There now is a parameter init_SQL:

[
  {
    'name': "MySQL",
    'active': True,
    'JDBC': {
      'driver': "com.mysql.cj.jdbc.Driver",
      'url': "jdbc:mysql://localhost:3306/database",
      'auth': ["username", "password"],
      'jar': "mysql-connector-java-8.0.13.jar"
    },
    'init_SQL': "USE tpch",
  }
]

that will be evaluated starting with #117

You may want to check out the branch and test it?

deenar commented

Hi
I pulled the changes. They work with SQL that returns a result, but there is an issue with Oracle and its switch schema statement. It does not return any results and hence it fails on fetchResult. This was the mean use of this feature. Is there an alternative way to execute SQL that does not return results?

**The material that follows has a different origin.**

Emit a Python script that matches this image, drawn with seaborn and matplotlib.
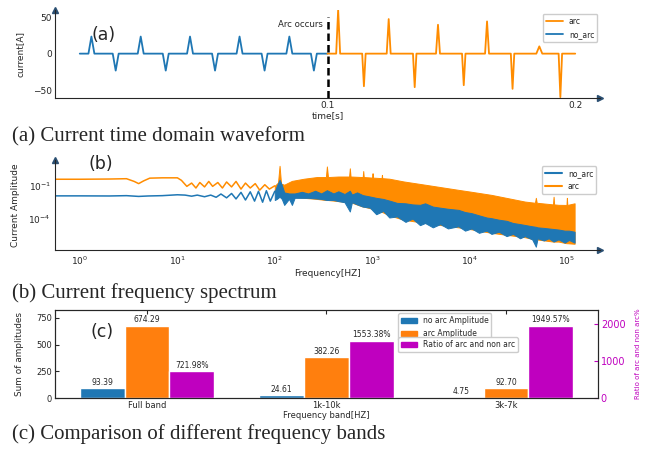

init_SQL alter session set current_schema=TPCH
Traceback (most recent call last):
  File ".\benchmark.py", line 160, in
    experiments.runBenchmarks()
  File "DBMS-Benchmarker\dbmsbenchmarker\benchmarker.py", line 1521, in runBenchmarks
    self.runBenchmarksQuery()
  File “DBMS-Benchmarker\dbmsbenchmarker\benchmarker.py", line 1438, in runBenchmarksQuery
    self.activeConnections[i].connect()
  File "DBMS-Benchmarker\dbmsbenchmarker\tools.py", line 625, in connect
    init_result = self.fetchResult()
  File "DBMS-Benchmarker\dbmsbenchmarker\tools.py", line 664, in fetchResult
    return self.cursor.fetchall()
  File "conda\envs\pi-machine\lib\site-packages\jaydebeapi_init_.py", line 593, in fetchall
    row = self.fetchone()
  File ".conda\envs\pi-machine\lib\site-packages\jaydebeapi_init_.py", line 558, in fetchone
    raise Error()
jaydebeapi.Error

Hi @deenar , thanks for testing!
DBMS-Benchmarker now does not fetch results from init_SQL in any case. I think it is not necessary anyway.

Please test again. init_SQL opens and closes a cursor, I am not sure if this is compatible with the solution you are looking for.

deenar commented

Thank you ver much. This works and allows to switch schemas in Oracle.